Sunday, November 30, 2008
The TREC 2008 Blog track workshop
We just came back from Gaithersburg a few days ago. It was a nice (and cold!) week at the TREC 2008 conference. Besides presenting the main results of our participation in the Blog, Enterprise, and Relevance Feedback tracks, we had fruitful discussions at the Blog track workshop regarding the directions of the track for 2009.
It was a consensus among the attendees that opinion retrieval and polarity detection are still open, relevant problems. Yet a few groups managed to deploy interesting techniques that achieved consistent opinion retrieval performances across several strongly performing baselines in the track this year, polarity detection approaches looked rather naive. It was suggested that polarity detection be investigated at a finer granularity (e.g., at the sentence rather than the document level). This, however, could result in crossing the boundaries with respect to the TAC conference.
Nonetheless, believing that, after three years, the Blog track has contributed a comprehensive experimental setting for those who wish to continue investigating these search scenarios, the organisers decided to discontinue the opinion finding and polarity tasks, at least in their current format. Instead, they propose to investigate the opinionated nature of blogs as one of many interesting facets of a broader search task. This task extends the current blog distillation task by moving beyond topic relevance and introducing different requirements in order to qualify "good" blogs, i.e., blogs that have a recurrent interest in a given topic and that also fulfil a set of predefined "facets". This way, for instance, one could search for humorous blogs about the government, or opinionated blogs about whisky.

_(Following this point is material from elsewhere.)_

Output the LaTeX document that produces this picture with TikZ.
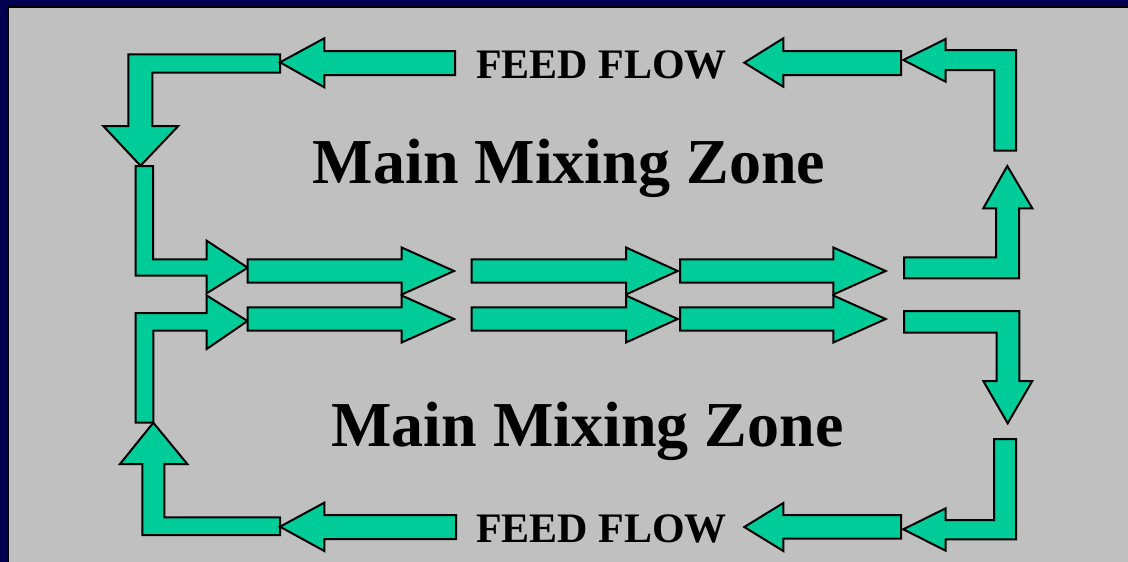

Besides this faceted blog distillation task, a second task was considered relevant and worth investigating by the workshop attendees, namely, tracking stories on the blogosphere. The aim is to investigate how stories emerge and evolve along the time frame of the blog corpus. It was also noted that this task could be linked to a news search task so as to draw a connection between stories published on the blogosphere and on the mainstream media.
As pointed out, however, the 11-weeks time frame of the Blogs06 collection does not adequately support the story tracking task. Furthermore, the availability of a more representative sample of the blogosphere is an important step towards addressing blog search as a social media problem. For such, a new corpus will be used in 2009, with a much larger size and time frame.
For those who did not attend the Blog track workshop at TREC, please feel free to post your comments about the proposed tasks for 2009.
Hope you all join us in the TREC 2009 Blog track!